=== PROVIDED ENTRIES ===

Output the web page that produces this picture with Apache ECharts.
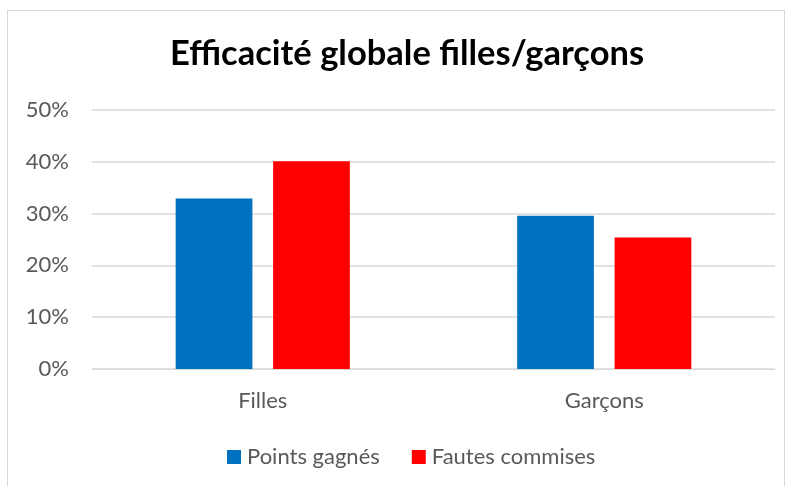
<!DOCTYPE html>
<html>
<head>
<meta charset="utf-8">
<script src="https://cdn.jsdelivr.net/npm/echarts@6/dist/echarts.min.js"></script>
<style>
  html, body { margin: 0; padding: 0; background: #fff; }
  #frame {
    position: absolute; left: 7px; top: 10px;
    width: 778px; height: 490px;
    border: 1px solid #d9d9d9; box-sizing: border-box;
  }
  #chart { position: absolute; left: 0; top: 0; width: 789px; height: 486px; }
</style>
</head>
<body>
<div id="frame"></div>
<div id="chart"></div>
<script>
  // données
  const categories = ['Filles', 'Garçons'];
  const pointsGagnes = [0.329, 0.296];
  const fautesCommises = [0.401, 0.254];
  const seriesNames = ['Points gagnés', 'Fautes commises'];

  const font = 'Lato, "Open Sans", "Liberation Sans", sans-serif';
  const myChart = echarts.init(document.getElementById('chart'));
  const option = {
    animation: false,
    title: {
      text: 'Efficacité globale filles/garçons',
      left: 165,
      top: 31,
      textStyle: { fontFamily: font, fontSize: 34.5, fontWeight: 'bold', color: '#000' }
    },
    legend: {
      top: 441,
      left: 222,
      itemWidth: 14,
      itemHeight: 14,
      itemGap: 32,
      icon: 'rect',
      textStyle: { fontFamily: font, fontSize: 22, color: '#595959', padding: [0, 0, 0, 1] },
      data: seriesNames
    },
    grid: { left: 92, right: 14, top: 110, bottom: 117 },
    xAxis: {
      type: 'category',
      data: categories,
      axisLine: { lineStyle: { color: '#d9d9d9', width: 1 } },
      axisTick: { show: false },
      axisLabel: { fontFamily: font, fontSize: 22, color: '#595959', margin: 21 }
    },
    yAxis: {
      type: 'value',
      min: 0,
      max: 0.5,
      interval: 0.1,
      axisLine: { show: false },
      axisTick: { show: false },
      splitLine: { lineStyle: { color: '#d9d9d9', width: 1.5 } },
      axisLabel: {
        fontFamily: font, fontSize: 22, color: '#595959', margin: 23,
        formatter: v => Math.round(v * 100) + '%'
      }
    },
    series: [
      {
        name: seriesNames[0],
        type: 'bar',
        data: pointsGagnes,
        barGap: '27%',
        barCategoryGap: '49%',
        itemStyle: { color: '#0070c0' }
      },
      {
        name: seriesNames[1],
        type: 'bar',
        data: fautesCommises,
        itemStyle: { color: '#ff0000' }
      }
    ]
  };
  myChart.setOption(option);
</script>
</body>
</html>
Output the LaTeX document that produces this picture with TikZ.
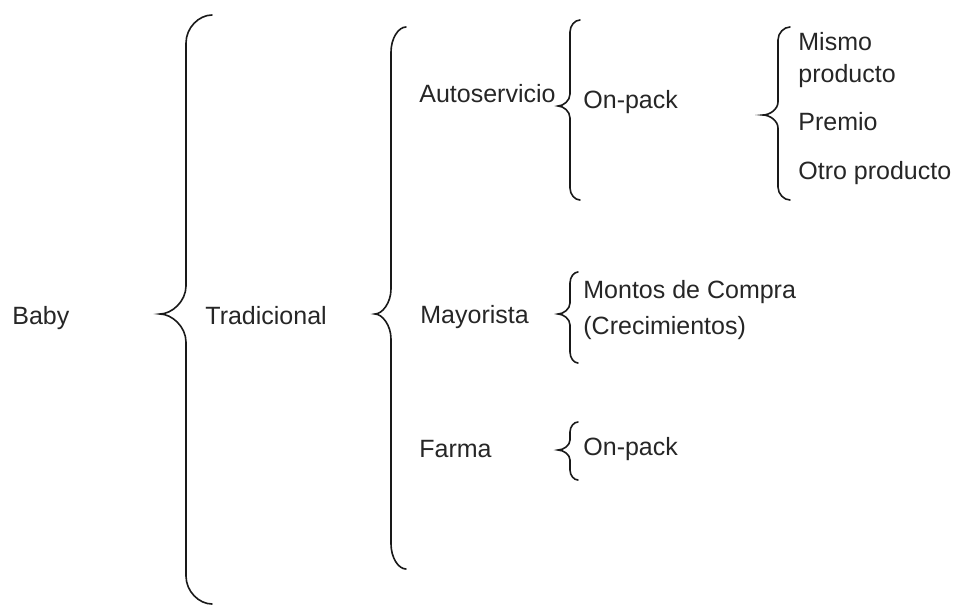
\documentclass[tikz,border=0pt]{standalone}
\usepackage{fontspec}
\setmainfont{Liberation Sans}
\usetikzlibrary{calc}

% curly brace: end x, line x, tip x, top y, tip y, bottom y, curl
\newcommand{\drawbrace}[7]{%
  \draw[brace line] (#1,#4) .. controls ({#2+0.5*(#1-#2)},#4) and (#2,{#4+0.45*#7}) .. (#2,{#4+#7})
    -- (#2,{#5-#7}) .. controls (#2,{#5-0.45*#7}) and ({#3+0.45*(#2-#3)},#5) .. (#3,#5)
    .. controls ({#3+0.45*(#2-#3)},#5) and (#2,{#5+0.45*#7}) .. (#2,{#5+#7})
    -- (#2,{#6-#7}) .. controls (#2,{#6-0.45*#7}) and ({#2+0.5*(#1-#2)},#6) .. (#1,#6);}

\begin{document}
\begin{tikzpicture}[x=0.5pt,y=-0.5pt,
    item/.style={anchor=base west,inner sep=0pt,text=black!85,font=\fontsize{12.5}{15}\selectfont},
    brace line/.style={draw=black!90,line width=0.8pt,line cap=round}]
        \useasboundingbox (0,0) rectangle (953,606);

        % Levels
        \node[item] (baby) at (12,324) {Baby};
        \node[item] (trad) at (205,324) {Tradicional};
        \node[item] (auto) at (419,102) {Autoservicio};
        \node[item] (mayor) at (420,323) {Mayorista};
        \node[item] (farma) at (419,457) {Farma};

        % Promotions
        \node[item] (onpackA) at (583,108) {On-pack};
        \foreach \t/\y [count=\i] in {Mismo/50,producto/82,Premio/130,Otro producto/179} {
            \node[item] (prod\i) at (798,\y) {\t};
        }
        \node[item] (montos) at (583,298) {Montos de Compra};
        \node[item] (crec) at (583,334) {(Crecimientos)};
        \node[item] (onpackB) at (583,455) {On-pack};

        % Braces
        \drawbrace{212}{186}{160}{15}{314}{604}{28}
        \drawbrace{406}{391}{375}{27}{314}{569}{25}
        \drawbrace{580}{570}{558}{20}{106}{200}{12}
        \drawbrace{790}{778}{763}{27}{115}{200}{13}
        \drawbrace{578}{570}{558}{272}{314}{363}{11}
        \drawbrace{578}{570}{558}{422}{450}{480}{10}
    \end{tikzpicture}
\end{document}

===

TASK BRIEF »
Copy each line in full and exactly, omitting any picture.

SOLUTION TO THIS PROBLEM »
Output the web page that produces this picture with Apache ECharts.
<!DOCTYPE html>
<html>
<head>
<meta charset="utf-8">
<script src="https://cdn.jsdelivr.net/npm/echarts@6/dist/echarts.min.js"></script>
<style>
  html, body { margin: 0; padding: 0; background: #fff; }
  #frame {
    position: absolute; left: 7px; top: 10px;
    width: 778px; height: 490px;
    border: 1px solid #d9d9d9; box-sizing: border-box;
  }
  #chart { position: absolute; left: 0; top: 0; width: 789px; height: 486px; }
</style>
</head>
<body>
<div id="frame"></div>
<div id="chart"></div>
<script>
  // données
  const categories = ['Filles', 'Garçons'];
  const pointsGagnes = [0.329, 0.296];
  const fautesCommises = [0.401, 0.254];
  const seriesNames = ['Points gagnés', 'Fautes commises'];

  const font = 'Lato, "Open Sans", "Liberation Sans", sans-serif';
  const myChart = echarts.init(document.getElementById('chart'));
  const option = {
    animation: false,
    title: {
      text: 'Efficacité globale filles/garçons',
      left: 165,
      top: 31,
      textStyle: { fontFamily: font, fontSize: 34.5, fontWeight: 'bold', color: '#000' }
    },
    legend: {
      top: 441,
      left: 222,
      itemWidth: 14,
      itemHeight: 14,
      itemGap: 32,
      icon: 'rect',
      textStyle: { fontFamily: font, fontSize: 22, color: '#595959', padding: [0, 0, 0, 1] },
      data: seriesNames
    },
    grid: { left: 92, right: 14, top: 110, bottom: 117 },
    xAxis: {
      type: 'category',
      data: categories,
      axisLine: { lineStyle: { color: '#d9d9d9', width: 1 } },
      axisTick: { show: false },
      axisLabel: { fontFamily: font, fontSize: 22, color: '#595959', margin: 21 }
    },
    yAxis: {
      type: 'value',
      min: 0,
      max: 0.5,
      interval: 0.1,
      axisLine: { show: false },
      axisTick: { show: false },
      splitLine: { lineStyle: { color: '#d9d9d9', width: 1.5 } },
      axisLabel: {
        fontFamily: font, fontSize: 22, color: '#595959', margin: 23,
        formatter: v => Math.round(v * 100) + '%'
      }
    },
    series: [
      {
        name: seriesNames[0],
        type: 'bar',
        data: pointsGagnes,
        barGap: '27%',
        barCategoryGap: '49%',
        itemStyle: { color: '#0070c0' }
      },
      {
        name: seriesNames[1],
        type: 'bar',
        data: fautesCommises,
        itemStyle: { color: '#ff0000' }
      }
    ]
  };
  myChart.setOption(option);
</script>
</body>
</html>
Output the LaTeX document that produces this picture with TikZ.
\documentclass[tikz,border=0pt]{standalone}
\usepackage{fontspec}
\setmainfont{Liberation Sans}
\usetikzlibrary{calc}

% curly brace: end x, line x, tip x, top y, tip y, bottom y, curl
\newcommand{\drawbrace}[7]{%
  \draw[brace line] (#1,#4) .. controls ({#2+0.5*(#1-#2)},#4) and (#2,{#4+0.45*#7}) .. (#2,{#4+#7})
    -- (#2,{#5-#7}) .. controls (#2,{#5-0.45*#7}) and ({#3+0.45*(#2-#3)},#5) .. (#3,#5)
    .. controls ({#3+0.45*(#2-#3)},#5) and (#2,{#5+0.45*#7}) .. (#2,{#5+#7})
    -- (#2,{#6-#7}) .. controls (#2,{#6-0.45*#7}) and ({#2+0.5*(#1-#2)},#6) .. (#1,#6);}

\begin{document}
\begin{tikzpicture}[x=0.5pt,y=-0.5pt,
    item/.style={anchor=base west,inner sep=0pt,text=black!85,font=\fontsize{12.5}{15}\selectfont},
    brace line/.style={draw=black!90,line width=0.8pt,line cap=round}]
        \useasboundingbox (0,0) rectangle (953,606);

        % Levels
        \node[item] (baby) at (12,324) {Baby};
        \node[item] (trad) at (205,324) {Tradicional};
        \node[item] (auto) at (419,102) {Autoservicio};
        \node[item] (mayor) at (420,323) {Mayorista};
        \node[item] (farma) at (419,457) {Farma};

        % Promotions
        \node[item] (onpackA) at (583,108) {On-pack};
        \foreach \t/\y [count=\i] in {Mismo/50,producto/82,Premio/130,Otro producto/179} {
            \node[item] (prod\i) at (798,\y) {\t};
        }
        \node[item] (montos) at (583,298) {Montos de Compra};
        \node[item] (crec) at (583,334) {(Crecimientos)};
        \node[item] (onpackB) at (583,455) {On-pack};

        % Braces
        \drawbrace{212}{186}{160}{15}{314}{604}{28}
        \drawbrace{406}{391}{375}{27}{314}{569}{25}
        \drawbrace{580}{570}{558}{20}{106}{200}{12}
        \drawbrace{790}{778}{763}{27}{115}{200}{13}
        \drawbrace{578}{570}{558}{272}{314}{363}{11}
        \drawbrace{578}{570}{558}{422}{450}{480}{10}
    \end{tikzpicture}
\end{document}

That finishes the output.